Texas business owner accused of being Russian agent and selling $50MILLION in sensitive military technology

  • Alexander Fishenko is accused of using his Houston company, Arc Electronics, to circumvent export rules
  • Allegedly sent radar and surveillance systems, weapons guidance systems and detonation triggers s to Russia
  • Ten others who worked for Fishenko have also been indicted

A Texas businessman is accused of working as a Russian agent and selling $50million in sensitive military technology to the Russian government.

Alexander Fishenko and ten of his employees were indicted by federal prosecutors on Wednesday on charges they used a Houston-based company to funnel cutting-edge microelectronics out of the country.

Fishenko 46, is a Cold War-era story -- an immigrant from the former Soviet republic of Kazakhstan who worked for Soviet military intelligence in the 1980s.

Raid: Federal agents carried boxes out of Arc Electronics Inc in Houston on Wednesday as part of an investigation into the sale of sensitive military technology

Raid: Federal agents carried boxes out of Arc Electronics Inc in Houston on Wednesday as part of an investigation into the sale of sensitive military technology

He emigrated to the United States in 1994 and became a naturalized citizen in 2003.

For the last decade, prosecutors claim, he was operating his company, Arc Electronics Inc, as front to move radar and surveillance systems, weapons guidance systems, detonation triggers and other heavily-regulated technologies to Russia. 

He and ten others are accused of purposely evading strict export controls for cutting-edge microelectronics.

Fishenko is also charged with money laundering and operating inside the United States as an unregistered agent of the Russian government.

The name of Fishenko's attorney was not immediately available.
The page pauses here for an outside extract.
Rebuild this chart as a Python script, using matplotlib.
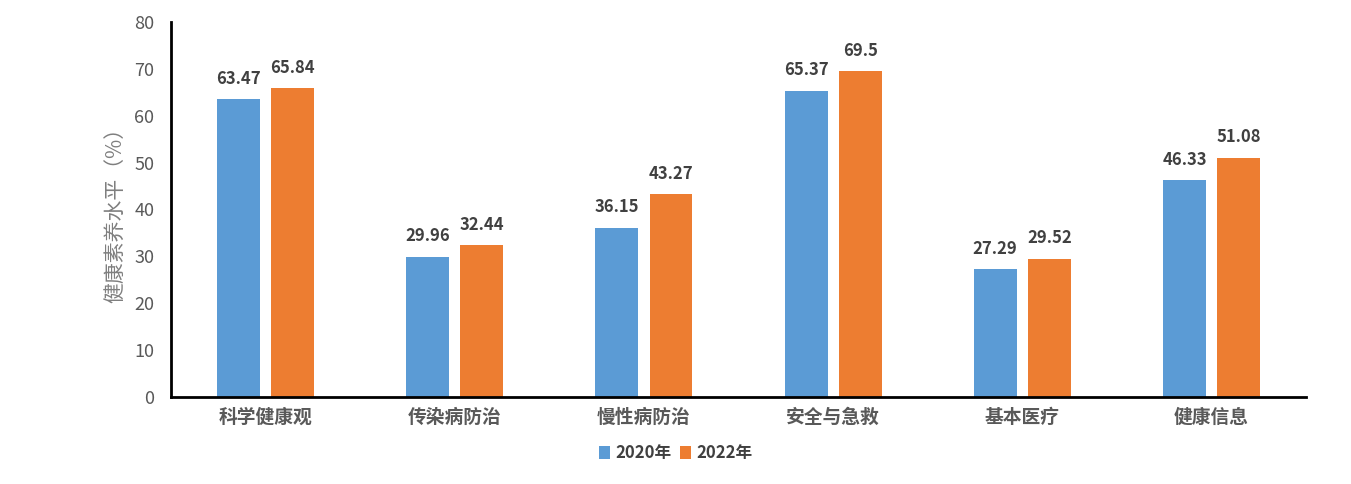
import matplotlib
matplotlib.use("Agg")
import matplotlib.pyplot as plt
import numpy as np

plt.rcParams['font.family'] = ['Noto Sans CJK SC', 'DejaVu Sans']

categories = ["科学健康观", "传染病防治", "慢性病防治", "安全与急救", "基本医疗", "健康信息"]
v2020 = [63.47, 29.96, 36.15, 65.37, 27.29, 46.33]
v2022 = [65.84, 32.44, 43.27, 69.5, 29.52, 51.08]
labels2020 = ["63.47", "29.96", "36.15", "65.37", "27.29", "46.33"]
labels2022 = ["65.84", "32.44", "43.27", "69.5", "29.52", "51.08"]
series_names = ["2020年", "2022年"]
yticks = [0, 10, 20, 30, 40, 50, 60, 70, 80]

fig = plt.figure(figsize=(13.51, 4.84), dpi=100)
ax = fig.add_axes([0.1266, 0.1798, 0.8401, 0.7747])

x = np.arange(len(categories))
w = 0.227
off = 0.143
b1 = ax.bar(x - off, v2020, w, color='#5B9BD5', label=series_names[0])
b2 = ax.bar(x + off, v2022, w, color='#ED7D31', label=series_names[1])

for xi, v, t in zip(x - off, v2020, labels2020):
    ax.text(xi, v + 2.4, t, ha='center', va='bottom', fontsize=12, fontweight='bold', color='#404040')
for xi, v, t in zip(x + off, v2022, labels2022):
    ax.text(xi, v + 2.4, t, ha='center', va='bottom', fontsize=12, fontweight='bold', color='#404040')

ax.set_xlim(-0.5, 5.5)
ax.set_ylim(0, 80)
ax.set_yticks(yticks)
ax.set_yticklabels([str(t) for t in yticks], fontsize=13, color='#595959')
ax.set_xticks(x)
ax.set_xticklabels(categories, fontsize=13.5, color='#595959', fontweight='bold')
ax.tick_params(axis='both', length=0)
ax.tick_params(axis='x', pad=8)
ax.tick_params(axis='y', pad=12)
for s in ['top', 'right']:
    ax.spines[s].set_visible(False)
for s in ['left', 'bottom']:
    ax.spines[s].set_linewidth(2)
    ax.spines[s].set_color('black')
ax.set_ylabel("健康素养水平（%）", fontsize=15, color='#7f7f7f', labelpad=6)

leg = fig.legend(handles=[b1, b2], labels=series_names, loc='center', bbox_to_anchor=(0.5, 0.064),
                 ncol=2, frameon=False, fontsize=12, handlelength=0.7, handleheight=0.8,
                 handletextpad=0.3, columnspacing=0.5)
for t in leg.get_texts():
    t.set_color('#404040')
    t.set_fontweight('bold')

fig.savefig("out.png", dpi=100)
His wife, Viktoria, who was identified as a co-owner of her husband's business but not charged, declined to comment Wednesday.
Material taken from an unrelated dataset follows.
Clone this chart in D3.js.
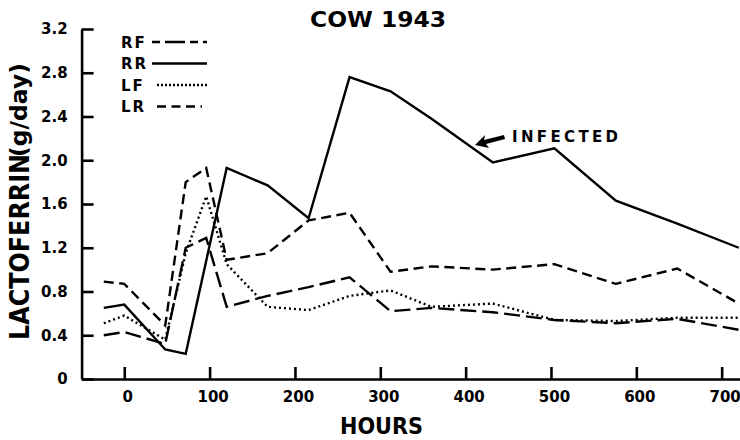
<!DOCTYPE html>
<meta charset="utf-8">
<title>cow 1943 - lactoferrin</title>
<style>
body {
  margin: 0px;
  background: #fff;
}
svg {
  font-family: "DejaVu Sans", sans-serif;
  font-weight: bold;
}
.axis path, .axis line {
  stroke: #000;
  stroke-width: 2.6;
}
.axis text {
  font-family: "DejaVu Sans", sans-serif;
  font-weight: bold;
  font-size: 15px;
  fill: #000;
}
path.series {
  fill: none;
  stroke: #000;
  stroke-width: 2.4;
  stroke-linejoin: miter;
}
line.key {
  stroke: #000;
  stroke-width: 2.4;
}
</style>

<script src="https://d3js.org/d3.v7.min.js"></script>

<body>
<script>
var width = 740, height = 440;

// sampling times (hours) and lactoferrin output per quarter (g/day)
var hours = [-24, 0, 48, 72, 96, 120, 168, 216, 264, 312, 360, 432, 504, 576, 648, 720];
var RF = [0.40, 0.43, 0.32, 1.20, 1.29, 0.66, 0.76, 0.84, 0.93, 0.62, 0.65, 0.61, 0.54, 0.51, 0.55, 0.45];
var RR = [0.65, 0.68, 0.27, 0.23, null, 1.93, 1.77, 1.47, 2.76, 2.63, 2.38, 1.98, 2.11, 1.63, 1.42, 1.20];
var LF = [0.51, 0.58, 0.36, 1.15, 1.67, 1.05, 0.66, 0.63, 0.76, 0.81, 0.66, 0.69, 0.54, 0.53, 0.56, 0.56];
var LR = [0.89, 0.87, 0.49, 1.80, 1.93, 1.09, 1.15, 1.45, 1.52, 0.98, 1.03, 1.00, 1.05, 0.87, 1.01, 0.69];

var names = ["RF", "RR", "LF", "LR"];
var xTicks = [0, 100, 200, 300, 400, 500, 600, 700];
var yTicks = [0, 0.4, 0.8, 1.2, 1.6, 2.0, 2.4, 2.8, 3.2];
var yTickLabels = ["0", "0.4", "0.8", "1.2", "1.6", "2.0", "2.4", "2.8", "3.2"];
var infected = [411, 2.14];  // arrow tip, in hours / g per day

var series = {RF: RF, RR: RR, LF: LF, LR: LR};
var dashes = {RF: "16,6", RR: null, LF: "2,3", LR: "10,5.5"};
var keyDashes = {RF: "8,5,20,5", RR: null, LF: "2,2", LR: "9,5.5"};

var svg = d3.select("body").append("svg")
    .attr("width", width)
    .attr("height", height);

var x = d3.scaleLinear().domain([-50, 721.5]).range([81.6, 740]);
var y = d3.scaleLinear().domain([0, 3.2]).range([379, 29]);

svg.append("g")
    .attr("class", "axis")
    .attr("transform", "translate(0," + y(0) + ")")
    .call(d3.axisBottom(x).tickValues(xTicks).tickSizeInner(-12).tickSizeOuter(0).tickPadding(12))
    .selectAll("text").attr("font-size", 16).attr("dx", 3);

svg.append("g")
    .attr("class", "axis")
    .attr("transform", "translate(" + x(-50) + ",0)")
    .call(d3.axisLeft(y).tickValues(yTicks).tickSizeInner(-12).tickSizeOuter(0).tickPadding(14)
      .tickFormat(function(d, i) { return yTickLabels[i]; }))
    .selectAll("text").attr("font-size", 16);

// the lines
var line = d3.line()
    .x(function(d) { return x(d[0]); })
    .y(function(d) { return y(d[1]); });

names.forEach(function(n) {
  var pts = hours.map(function(h, i) { return [h, series[n][i]]; })
      .filter(function(d) { return d[1] != null; });
  svg.append("path")
      .attr("class", "series")
      .attr("d", line(pts))
      .attr("stroke-dasharray", dashes[n]);
});

// legend
var key = svg.append("g");
names.forEach(function(n, i) {
  var ky = 42 + i * 21.5;
  key.append("text")
      .attr("x", 121)
      .attr("y", ky + 5.5)
      .attr("font-size", 15)
      .attr("letter-spacing", 2)
      .text(n);
  key.append("line")
      .attr("class", "key")
      .attr("x1", n == "RF" || n == "RR" ? 152 : 157)
      .attr("x2", n == "LR" ? 202 : 207)
      .attr("y1", ky).attr("y2", ky)
      .attr("stroke-dasharray", keyDashes[n]);
});

// titles
svg.append("text")
    .attr("x", 310).attr("y", 27)
    .attr("font-size", 22)
    .attr("textLength", 136).attr("lengthAdjust", "spacingAndGlyphs")
    .text("COW  1943");

svg.append("text")
    .attr("x", 340).attr("y", 434)
    .attr("font-size", 23)
    .attr("textLength", 83).attr("lengthAdjust", "spacingAndGlyphs")
    .text("HOURS");

svg.append("text")
    .attr("transform", "translate(29,340) rotate(-90)")
    .attr("font-size", 27)
    .attr("textLength", 186).attr("lengthAdjust", "spacingAndGlyphs")
    .text("LACTOFERRIN");
svg.append("text")
    .attr("transform", "translate(27,157) rotate(-90)")
    .attr("font-size", 23)
    .attr("textLength", 94).attr("lengthAdjust", "spacingAndGlyphs")
    .text("(g/day)");

// infected annotation
var tx = x(infected[0]), ty = y(infected[1]);
svg.append("path")
    .attr("d", "M" + tx + "," + ty + "L" + (tx + 10) + "," + (ty - 10) + "L" + (tx + 9) + "," + (ty - 5)
      + "L" + (tx + 29) + "," + (ty - 10) + "L" + (tx + 30) + "," + (ty - 6)
      + "L" + (tx + 11) + "," + (ty - 1) + "L" + (tx + 14) + "," + (ty + 3) + "Z")
    .attr("fill", "#000");
svg.append("text")
    .attr("x", tx + 37).attr("y", ty - 3)
    .attr("font-size", 15)
    .attr("textLength", 106).attr("lengthAdjust", "spacing")
    .text("INFECTED");
</script>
'I will speak when I know what's going on,' she said.

Hiding in plain sight: Arc Electronics, run by Kazakh-born Alexander Fishenko, hid in sight in an unmarked warehouse in Houston

Hiding in plain sight: Arc Electronics, run by Kazakh-born Alexander Fishenko, hid in sight in an unmarked warehouse in Houston

The indictment alleges that since October 2008, Fishenko and his co-defendants 'engaged in a surreptitious and systematic conspiracy' to obtain the highly regulated technology from U.S. makers and export them to Russia.

U.S. authorities say the microelectronics could have a wide range of military uses, including radar and surveillance systems, weapons guidance systems and detonation triggers.

They also say the charges come amid a modernization campaign by Russian military officials hungry for the restricted, American-made components.

'The defendants tried to take advantage of America's free markets to steal American technologies for the Russian government,' Loretta Lynch, U.S. Attorney in Brooklyn, said in a statement.

Stephen L Morris, head of the FBI office in Houston, called the charges an example of how some countries have sought to bypass export safeguards 'to improve their defense capabilities and to modernize weapons systems at the expense of U.S. taxpayers.'

According to court papers, Fishenko was born in the former Soviet Republic of Kazakhstan and graduated from a technical institute in St. Petersburg before coming to America in 1994.

Indictment: Fishenko was one of 11 people charged by federal prosecutors

Indictment: Fishenko was one of 11 people charged by federal prosecutors for allegedly evading US export rules

He holds U.S. and Russian passports and has frequently traveled overseas to do business, making tens of millions of dollars on exports, authorities said.

An analysis of Arc's accounting records showed a 'striking similarity between fluctuations in Arc's gross revenues and the Russian Federation's defense spending over the last several years,' the court papers say.

Investigators also recovered a letter to Arc from a Russian domestic intelligence agency lab complaining that microchips supplied by the company were defective, the papers add.

Phone calls and emails intercepted by U.S. investigators also 'constitute devastating evidence of Fishenko's illegal procurement for the Russian government,' the court papers say.

Prosecutors said the evidence revealed repeated attempts by Fishenko to cover his tracks. In one instance in March, he 'directed an employee of a Russian procurement firm to "make sure that our guys don't discuss extra information, such as this is for our military client,"' the papers say.

In an earlier conversation, Fishenko favorably referred to a business associate using 'a Russian colloquialism for "spy" or "secret agent,"' the papers add.

About a dozen FBI agents in Houston executed a search warrant on Wednesday at Fishenko's firm, an unmarked business located in an industrial area in southwest Houston.

They took at least 18 cardboard boxes of materials from inside the business to a large truck parked in an alley in the back of the business.

Under sentencing guidelines, Fishenko faces more than 12 years in prison if convicted on all charges.